IN Brief:
- Leonardo says Michelangelo could open up €21 billion in business opportunities over the next decade, with more than 20 countries already in discussion.
- The system is built around MC5, a modular node intended to link sensors, effectors, platforms, and legacy assets across air, land, sea, space, and cyber domains.
- A Ukraine deployment before NATO trials would test not only operational performance, but Europe’s ability to industrialise open-architecture air and missile defence at pace.
Leonardo’s plan to test its Michelangelo air defence dome in Ukraine before the end of 2026 would move one of Europe’s more ambitious integrated defence concepts out of the presentation deck and into a genuinely demanding operational setting. That is the notable part of the announcement. Ukraine is not a ceremonial test environment. It is the place where mixed missile and drone threats, rapid adaptation, and saturation attack conditions punish weak integration faster than most procurement schedules can react.
Michelangelo is not being positioned as a single launcher, radar, or interceptor family. Leonardo is presenting it as a modular, open architecture able to connect assets across multiple domains, with its MC5 plug-in module acting as the core for interoperability and low-latency decision-making. The company says the architecture is intended to detect, track, and neutralise threats ranging from ballistic and hypersonic weapons to drone swarms and other low-altitude targets.
That framing tells you a great deal about where the industrial value sits. The European air defence debate often gravitates toward interceptors and missile stockpiles, which remain critical, but the economic centre of gravity in a system like Michelangelo lies just as much in the electronics, software, battle management, communications, sensor fusion, and platform integration layers that decide whether a defended area functions as a coherent kill chain or a loose collection of expensive assets.
Leonardo has already put a large number on that industrial opportunity, estimating €21 billion in business potential over the coming decade. More tellingly, the company says discussions are under way with more than 20 countries. That does not amount to orders, but it does indicate that a market exists for architectures that promise to connect national sensors and effectors without forcing customers to throw out legacy systems.

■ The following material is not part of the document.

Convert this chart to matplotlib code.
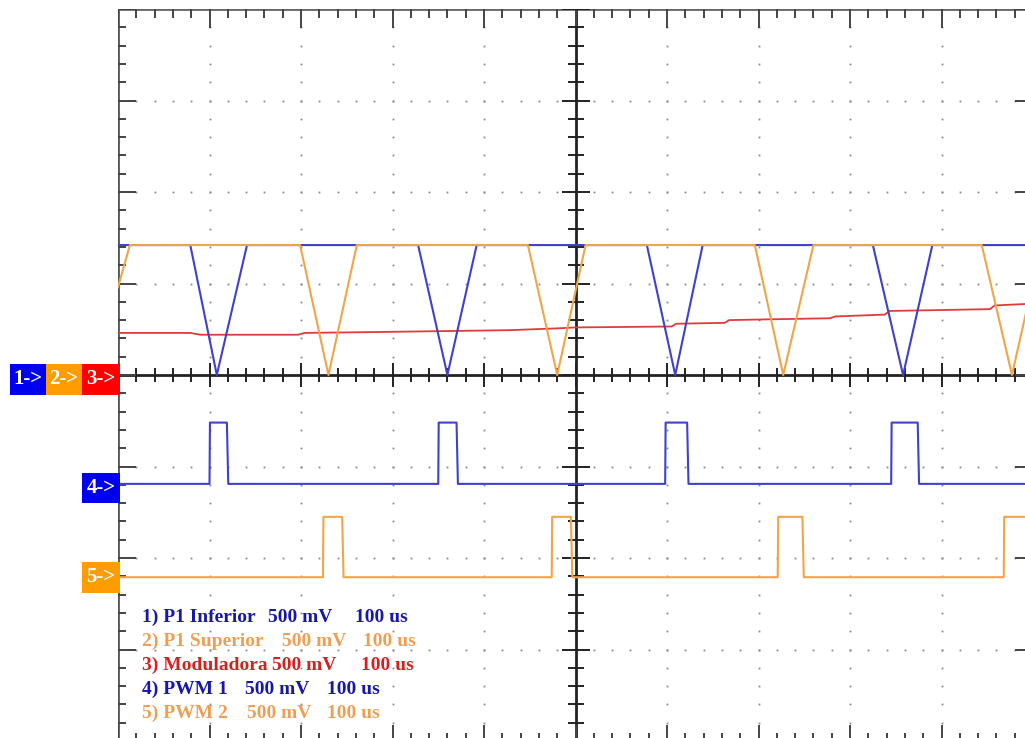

What the build-up actually involves
The manufacturing burden behind that proposition is broader than the phrase “air defence system” suggests. To industrialise a dome model, the prime needs far more than missile interfaces. It needs ruggedised computing hardware, secure communications links, radar and optronics integration, cyber-hardened networking, qualified software baselines, and a production cadence that can support field deployment, updates, and future insertions of new sensors and effectors.
Leonardo’s own roadmap makes that plain. The programme is tied not only to command-and-control trials and ballistic missile defence exercises, but also to a wider build-out that includes future sensor and effector integration, federation with partner nations, and a space layer linked to the company’s Guardian constellation. In other words, Michelangelo is being sold as an industrial ecosystem, not a discrete product.
That is attractive to customers, but it is demanding for factories and engineering teams. Open architecture sounds simple until the job reaches interface control, software assurance, latency management, export permissions, cyber resilience, and field maintenance. Every additional national radar, launcher, missile family, or command post introduced into the architecture creates more qualification work, more verification burden, and more pressure on the integration chain.
Integration is the real bottleneck
If the Ukraine trial goes ahead, the real test will not be confined to whether Michelangelo can connect a set of nodes in combat conditions. It will also show whether Leonardo can sustain the industrial rhythm required to support such a system once it leaves the demonstration phase. A modular defence architecture lives or dies by update cycles, user trust, maintainability, and the speed at which new effectors can be brought into the network without breaking what is already in service.
That is where Europe’s defence industrial base is under the most pressure. Missile production remains a strategic concern, but so is the less visible capacity to build mission computers, secure data pathways, integration labs, digital test environments, and the engineering workforce needed to keep a multi-domain air defence stack current. Leonardo’s own industrial plan points to hiring, digital capability growth, and expanded production capacity across the group, which fits the scale of that challenge.
The Michelangelo story therefore sits well beyond a single Ukrainian test. If the programme reaches NATO trials in 2027 and stays on track toward broader integration milestones later in the decade, it will become a measure of whether European industry can manufacture interoperability rather than merely advocate it. That is a harder task, and a more valuable one.